Line Mapper – This is used to map a line read from the file into a representation usable by our application. We use DefaultLineMapper from Spring Infrastructure. This, in turn, uses two classes to map the line to our model Person. It uses a LineTokenizer to split one single line into tokens based on the criteria specified and a FieldSetMapper to map the tokens into a fieldset usable by our application.
- Line Tokenizer – We use DelimitedLineTokenizer to tokenize the lines by splitting with a comma. By default, the comma is used as the tokenizer. We also specify the token names to match the fields of our model class.
- FieldSetMapper – Here we are using BeanWrapperFieldSetMapper to map the data to a bean by its property names. The exact field names are specified in the tokenizer which will be used.
Line Mapper is mapped to the reader in line 57.

Reader reads the items in the chunk(10) which is specified by the chunk config in line 91.

3.3.2 Processor

Spring does not offer an inbuilt processor and is usually left to the custom implementation. Here, We are using a lambda function to transform the incoming Person object. We call the concatenateName function to concatenate the first name and last name. We return the modified item to the writer. Processor does its execution one item at a time.

3.3.3 Writer

Here, we are using JpaItemWriter to write the model object into the database. JPA uses hibernate as the persistence provider to persist the data. The writer just needs the model to be written to the database. It aggregates the items received from the processor and flushes the data.

3.3.4 Listener

JobExecutionListener offers the methods beforeJob to execute before the job starts and afterJob which executes after job has been completed. Generally, these methods are used to collect various job metrics and sometimes initialize constants. Here, we use afterJob to check whether the data got persisted. We use a repository method findAll to fetch all the persons from our database and display it.

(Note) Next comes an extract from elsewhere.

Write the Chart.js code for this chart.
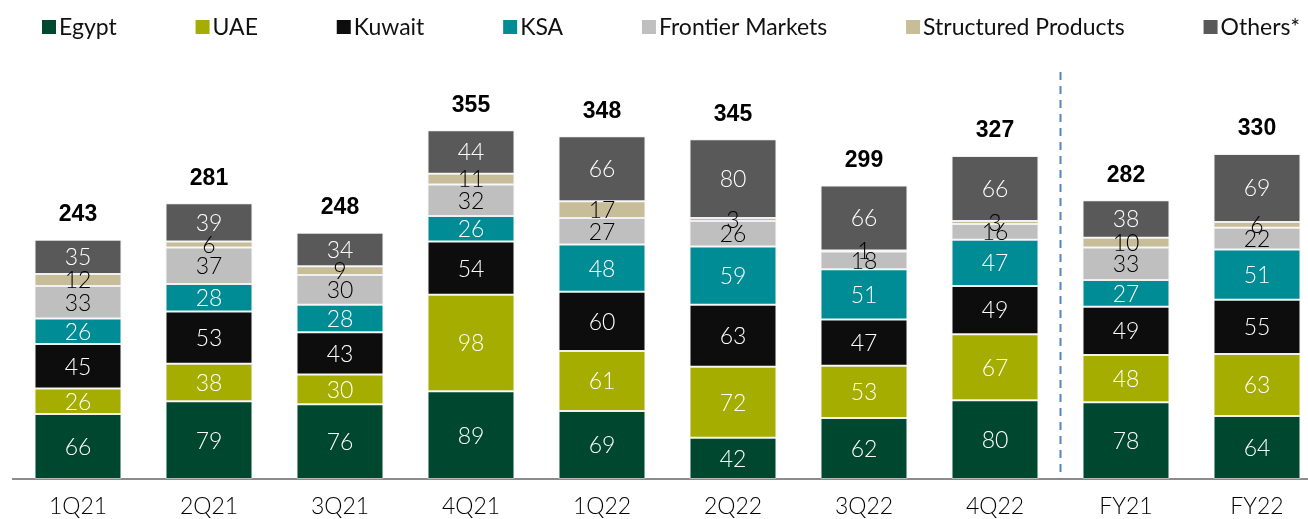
<!DOCTYPE html>
<html>
<head>
<meta charset="utf-8">
<script src="https://cdn.jsdelivr.net/npm/chart.js@4/dist/chart.umd.min.js"></script>
<style>
  html, body { margin: 0; padding: 0; background: #fff; overflow: hidden; }
  #wrap { width: 1308px; height: 519px; overflow: hidden; position: relative; }
  canvas { display: block; }
</style>
</head>
<body>
<div id="wrap"><canvas id="c" width="1323" height="519"></canvas></div>
<script>
const categories = ['1Q21','2Q21','3Q21','4Q21','1Q22','2Q22','3Q22','4Q22','FY21','FY22'];
const egypt      = [66, 79, 76, 89, 69, 42, 62, 80, 78, 64];
const uae        = [26, 38, 30, 98, 61, 72, 53, 67, 48, 63];
const kuwait     = [45, 53, 43, 54, 60, 63, 47, 49, 49, 55];
const ksa        = [26, 28, 28, 26, 48, 59, 51, 47, 27, 51];
const frontier   = [33, 37, 30, 32, 27, 26, 18, 16, 33, 22];
const structured = [12,  6,  9, 11, 17,  3,  1,  3, 10,  6];
const others     = [35, 39, 34, 44, 66, 80, 66, 66, 38, 69];
const totals     = [243, 281, 248, 355, 348, 345, 299, 327, 282, 330];

const seriesNames  = ['Egypt','UAE','Kuwait','KSA','Frontier Markets','Structured Products','Others*'];
const seriesData   = [egypt, uae, kuwait, ksa, frontier, structured, others];
const seriesColors = ['#004730','#a5ad00','#0d0d0d','#008c95','#bfbfbf','#c7bd98','#595959'];
const labelColors  = ['#ffffff','#ffffff','#ffffff','#ffffff','#000000','#000000','#ffffff'];

const LABEL_FONT = '"Lato", "Open Sans", sans-serif';

const datasets = seriesNames.map((n, i) => ({
  label: n,
  data: seriesData[i],
  backgroundColor: seriesColors[i],
  borderColor: 'rgba(225,225,225,0.5)',
  borderWidth: 1,
  borderSkipped: false,
  barPercentage: 0.664,
  categoryPercentage: 1.0
}));

const overlayPlugin = {
  id: 'overlay',
  afterDatasetsDraw(chart) {
    const ctx = chart.ctx;
    ctx.save();
    ctx.font = '300 23px ' + LABEL_FONT;
    ctx.textAlign = 'center';
    ctx.textBaseline = 'middle';
    chart.data.datasets.forEach((ds, di) => {
      const meta = chart.getDatasetMeta(di);
      meta.data.forEach((bar, i) => {
        const v = ds.data[i];
        const p = bar.getProps(['x','y','base'], true);
        ctx.fillStyle = labelColors[di];
        ctx.fillText(String(v), p.x, (p.y + p.base) / 2 + 1);
      });
    });
    const lastMeta = chart.getDatasetMeta(chart.data.datasets.length - 1);
    ctx.font = 'bold 23px "Liberation Sans", Arial, sans-serif';
    ctx.fillStyle = '#000';
    lastMeta.data.forEach((bar, i) => {
      const p = bar.getProps(['x','y'], true);
      ctx.fillText(String(totals[i]), p.x, p.y - 25);
    });
    const xs = chart.scales.x;
    const sx = (xs.getPixelForValue(7) + xs.getPixelForValue(8)) / 2;
    ctx.strokeStyle = '#5585c5';
    ctx.lineWidth = 2;
    ctx.setLineDash([8, 6]);
    ctx.beginPath();
    ctx.moveTo(sx, 72);
    ctx.lineTo(sx, chart.chartArea.bottom);
    ctx.stroke();
    ctx.setLineDash([]);
    ctx.font = '23px ' + LABEL_FONT;
    ctx.textAlign = 'left';
    const box = 14, gapBT = 3;
    const widths = seriesNames.map(n => ctx.measureText(n).width);
    const startX = 42, endX = 1300;
    const used = widths.reduce((a, b) => a + b, 0) + seriesNames.length * (box + gapBT);
    const gap = (endX - startX - used) / (seriesNames.length - 1);
    let x = startX;
    seriesNames.forEach((n, i) => {
      ctx.fillStyle = seriesColors[i];
      ctx.fillRect(x, 20, box, box);
      ctx.fillStyle = '#111';
      ctx.fillText(n, x + box + gapBT, 28);
      x += box + gapBT + widths[i] + gap;
    });
    ctx.restore();
  }
};

new Chart(document.getElementById('c'), {
  type: 'bar',
  data: { labels: categories, datasets },
  options: {
    responsive: false,
    animation: false,
    layout: { padding: { top: 85, left: 12.5, right: 0.5, bottom: 0 } },
    plugins: { legend: { display: false }, tooltip: { enabled: false } },
    scales: {
      x: {
        stacked: true,
        grid: { display: false, drawTicks: false },
        border: { display: true, color: '#8c8c8c', width: 2 },
        ticks: { color: '#000', font: { size: 23, family: LABEL_FONT, weight: 300 }, padding: 14, maxRotation: 0 },
        afterFit(scale) { scale.height = 40; }
      },
      y: {
        stacked: true,
        display: false,
        min: 0,
        max: 400
      }
    }
  },
  plugins: [overlayPlugin]
});
</script>
</body>
</html>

3.4 Model/Hibernate configuration

application.properties

spring.jpa.hibernate.ddl-auto=create-drop
spring.jpa.show-sql=true

Here we specified that tables should be created before use and destroyed when the application terminates. Also, we have specified configuration to show SQL ran by hibernate in the console for debugging. Rest of the configuration of wiring Datasource to hibernate and then in turn to JPA EntityManagerfactory is handled by JpaRepositoriesAutoConfiguration and HibernateJpaAutoConfiguration.

Model Class(Person)

package com.JCG.model;

import lombok.*;

import javax.persistence.Entity;
import javax.persistence.GeneratedValue;
import javax.persistence.Id;
import javax.persistence.Transient;

@Entity
@Getter
@Setter
@NoArgsConstructor
@RequiredArgsConstructor
@ToString(exclude={"firstName","lastName"})
public class Person {

    @Id
    @GeneratedValue
    private int id;

    @Transient
    @NonNull
    private String lastName;

    @Transient
    @NonNull
    private String firstName;

    @NonNull
    private String name;

    public void concatenateName(){
        this.setName(this.firstName+" "+this.lastName);
    }
}

A model class should be annotated with Entity to be utilized by spring container. We have used Lombok annotations to generate getter, setter and Constructor from our fields. Fields firstName and lastName are annotated as Transient to indicate that these fields should not be persisted to the database. There is an id field which is annotated to generate the hibernate sequence while saving to the database.

Repository Class(PersonRepository)

package com.JCG.model;

import org.springframework.data.jpa.repository.JpaRepository;
import org.springframework.stereotype.Repository;

@Repository
public interface PersonRepository extends JpaRepository<Person,Integer> {
}

This is just a repository implementation of Spring JPA repository. For a detailed example refer JPA Repository example.

4. Summary

Run the Application class from a Java IDE. Output similar to the below screenshot will be displayed. In this example, we saw a simple way to configure a Spring Batch Project Application.